Kazuhisa Hashimoto, the video game developer responsible for making video games a little easier on players of the 1980s, has died at age 79. (Some reports, however, place his age at 61.) The news comes from video game manufacturer Konami, which posted about his death on Twitter Wednesday morning.
Hashimoto created the “Konami Code,” a button-pressing sequence on the Nintendo Entertainment System controller, that granted users advantages in games like Contra. The sequence (up, up, down, down, left, right, left, right, B, A, start) was originally put in the 1986 NES port of the arcade game Gradius, because Hashimoto realized the difficulty level was high, and he wanted a way to make it easy to play through to check for bugs during testing.
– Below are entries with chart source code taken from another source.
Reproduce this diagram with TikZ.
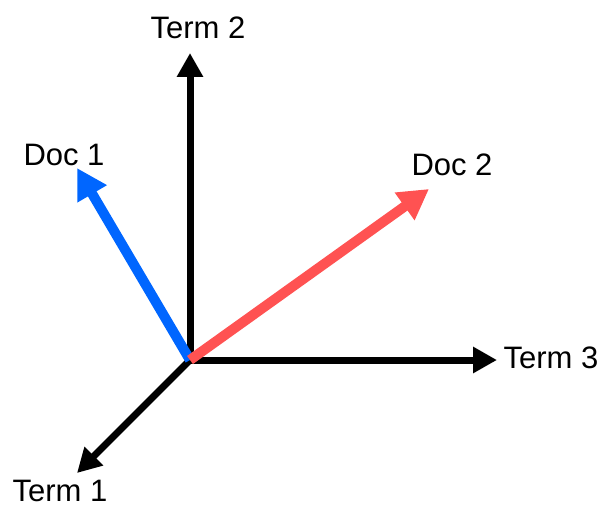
\documentclass[tikz,border=0pt]{standalone}
\usepackage{fontspec}
\setmainfont{Liberation Sans}
\usetikzlibrary{arrows.meta}
\definecolor{docblue}{RGB}{0,102,255}
\definecolor{docred}{RGB}{255,82,82}

\begin{document}
\begin{tikzpicture}[x=1pt,y=-1pt]

    \tikzset{
      axis/.style={
        line width=7pt,
        -{Triangle[length=24pt,width=25pt]},
      },
      docvec/.style={
        line width=10pt,
        -{Triangle[length=30pt,width=32pt]},
      },
      lbl/.style={
        font=\fontsize{31}{36}\selectfont,
        inner sep=0pt,
      },
    }
    \useasboundingbox (0,0) rectangle (605,508);
    \coordinate (o) at (190,360);
    \coordinate (t1) at (77,473);
    \coordinate (t2) at (190,53);
    \coordinate (t3) at (497,360);
    \coordinate (d1) at (77,168);
    \coordinate (d2) at (429,189);
    \node[lbl] (term1) at (60,491) {Term 1};
    \node[lbl] (term2) at (198,28) {Term 2};
    \node[lbl] (term3) at (551,358) {Term 3};
    \node[lbl] (doc1) at (64,155) {Doc 1};
    \node[lbl] (doc2) at (452,165) {Doc 2};
	\draw [axis,color={black}] (o)--(t2);
	\draw [axis,color={black}] (o)--(t3);
	\draw [axis,color={black}] (o)--(t1);
	\draw [docvec,color={docblue}] (o)--(d1);
	\draw [docvec,color={docred}] (o)--(d2);

\end{tikzpicture}
\end{document}
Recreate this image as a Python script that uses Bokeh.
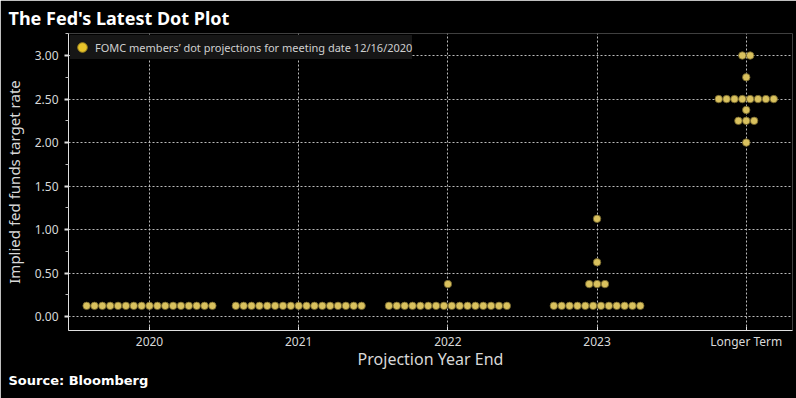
from bokeh.plotting import figure
from bokeh.models import (Legend, LegendItem, FixedTicker, NumeralTickFormatter,
                          ColumnDataSource, Range1d, Title)
from bokeh.embed import file_html
from bokeh.resources import INLINE

# ---- data ----
categories = ["2020", "2021", "2022", "2023", "Longer Term"]
rates_2020 = [0.125]
counts_2020 = [17]
rates_2021 = [0.125]
counts_2021 = [17]
rates_2022 = [0.125, 0.375]
counts_2022 = [16, 1]
rates_2023 = [0.125, 0.375, 0.625, 1.125]
counts_2023 = [12, 3, 1, 1]
rates_longer = [2.0, 2.25, 2.375, 2.5, 2.75, 3.0]
counts_longer = [1, 3, 1, 8, 1, 2]
y_ticks = [0.0, 0.5, 1.0, 1.5, 2.0, 2.5, 3.0]
y_minor_ticks = [0.25, 0.75, 1.25, 1.75, 2.25, 2.75, 3.25]

groups = [(rates_2020, counts_2020), (rates_2021, counts_2021), (rates_2022, counts_2022),
          (rates_2023, counts_2023), (rates_longer, counts_longer)]

# ---- dot-plot layout: spread equal values side by side ----
spacing = 0.0527
xs, ys = [], []
for i, (rates, counts) in enumerate(groups):
    for r, n in zip(rates, counts):
        for k in range(n):
            xs.append(i + (k - (n - 1) / 2) * spacing)
            ys.append(r)

W, H = 796, 398
p = figure(width=W, height=H, output_backend="svg", toolbar_location=None,
           x_range=Range1d(-0.543, 4.31), y_range=Range1d(-0.158, 3.253),
           min_border_left=68, min_border_right=4, min_border_top=33, min_border_bottom=68)
p.background_fill_color = "#000000"
p.border_fill_color = "#000000"
p.outline_line_color = None

# title
p.title.text = "The Fed's Latest Dot Plot"
p.title.align = "left"
p.title.offset = -60
p.title.standoff = 7
p.title.text_font = "Noto Sans"
p.title.text_font_style = "bold"
p.title.text_font_size = "18px"
p.title.text_color = "#ffffff"

# axes
p.xaxis.ticker = FixedTicker(ticks=list(range(len(categories))))
p.xaxis.major_label_overrides = {i: c for i, c in enumerate(categories)}
p.xaxis.axis_line_color = "#e0e0e0"
p.xaxis.major_tick_in = 4
p.xaxis.major_tick_out = 0
p.xaxis.major_tick_line_color = "#e0e0e0"
p.xaxis.minor_tick_line_color = None
p.xaxis.major_label_text_color = "#d8d8d8"
p.xaxis.major_label_text_font = "Noto Sans"
p.xaxis.major_label_text_font_size = "12px"
p.xaxis.major_label_standoff = 2
p.xaxis.axis_label = "Projection Year End"
p.xaxis.axis_label_text_font = "Noto Sans"
p.xaxis.axis_label_text_font_style = "normal"
p.xaxis.axis_label_text_font_size = "16px"
p.xaxis.axis_label_text_color = "#d8d8d8"
p.xaxis.axis_label_standoff = -5

p.yaxis.ticker = FixedTicker(ticks=y_ticks, minor_ticks=y_minor_ticks)
p.yaxis.formatter = NumeralTickFormatter(format="0.00")
p.yaxis.axis_line_color = "#e0e0e0"
p.yaxis.major_tick_line_color = "#e0e0e0"
p.yaxis.major_tick_out = 4
p.yaxis.major_tick_in = 0
p.yaxis.major_tick_line_width = 2
p.yaxis.minor_tick_line_color = "#bbbbbb"
p.yaxis.minor_tick_out = 3
p.yaxis.minor_tick_in = 0
p.yaxis.major_label_text_color = "#d8d8d8"
p.yaxis.major_label_text_font = "Noto Sans"
p.yaxis.major_label_text_font_size = "12px"
p.yaxis.major_label_standoff = 6
p.yaxis.axis_label = "Implied fed funds target rate"
p.yaxis.axis_label_text_font = "Noto Sans"
p.yaxis.axis_label_text_font_style = "normal"
p.yaxis.axis_label_text_font_size = "15px"
p.yaxis.axis_label_text_color = "#d8d8d8"
p.yaxis.axis_label_standoff = 8

# grids
p.xgrid.ticker = FixedTicker(ticks=list(range(len(categories))))
p.ygrid.ticker = FixedTicker(ticks=y_ticks)
for g in (p.xgrid, p.ygrid):
    g.grid_line_color = "#cfcfcf"
    g.grid_line_dash = "2 2"
    g.grid_line_width = 1
    g.grid_line_alpha = 0.9

# dots
src = ColumnDataSource(data=dict(x=xs, y=ys))
p.scatter("x", "y", source=src, size=7.5, fill_color="#d9c15e", line_color="#6f6129",
          line_width=0.8)

# legend-only glyph (larger dot, no visible point)
leg_r = p.scatter([float("nan")], [float("nan")], size=12, fill_color="#e8c42a",
                  line_color="#9c8420", line_width=1)
legend = Legend(items=[LegendItem(label="FOMC members\u2019 dot projections for meeting date 12/16/2020",
                                  renderers=[leg_r], index=0)],
                location="top_left")
legend.background_fill_color = "#161616"
legend.background_fill_alpha = 1
legend.border_line_color = None
legend.label_text_color = "#d0d0d0"
legend.label_text_font = "Noto Sans"
legend.label_text_font_size = "11px"
legend.margin = 2
legend.padding = 1
legend.spacing = 0
legend.glyph_width = 24
legend.glyph_height = 24
legend.label_standoff = 1
p.add_layout(legend)

# source note
src_title = Title(text="Source: Bloomberg", align="left", offset=-60, standoff=-3,
                  text_font="DejaVu Sans", text_font_style="bold", text_font_size="13px",
                  text_color="#ffffff")
p.add_layout(src_title, "below")

html = file_html(p, INLINE)
html = html.replace("<body>", '<body style="background-color:#000000;">', 1)
open("out.html", "w").write(html)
The code gave the user a full cache of weapons.
No one bothered to take the code out of the game when it shipped, and word eventually leaked that the sequence could make playing through it easier. The code subsequently showed up in other games, most notably 1988’s NES release of Contra, where it granted players 30 extra lives. Hashimoto said he used the sequence because it would be almost impossible to input it by accident while handling the controller.
Hashimoto joined Konami in the early 1980s and worked on circuit boards for coin-operated games. When he began developing games, like 1984’s Track and Field, he was prone to inserting Easter eggs. In Track and Field, a player tossing a javelin too high might discover they've hit a passing UFO.
The Konami Code has entered pop culture in a major way, appearing everywhere from other games to movies like 2012's Wreck-It Ralph.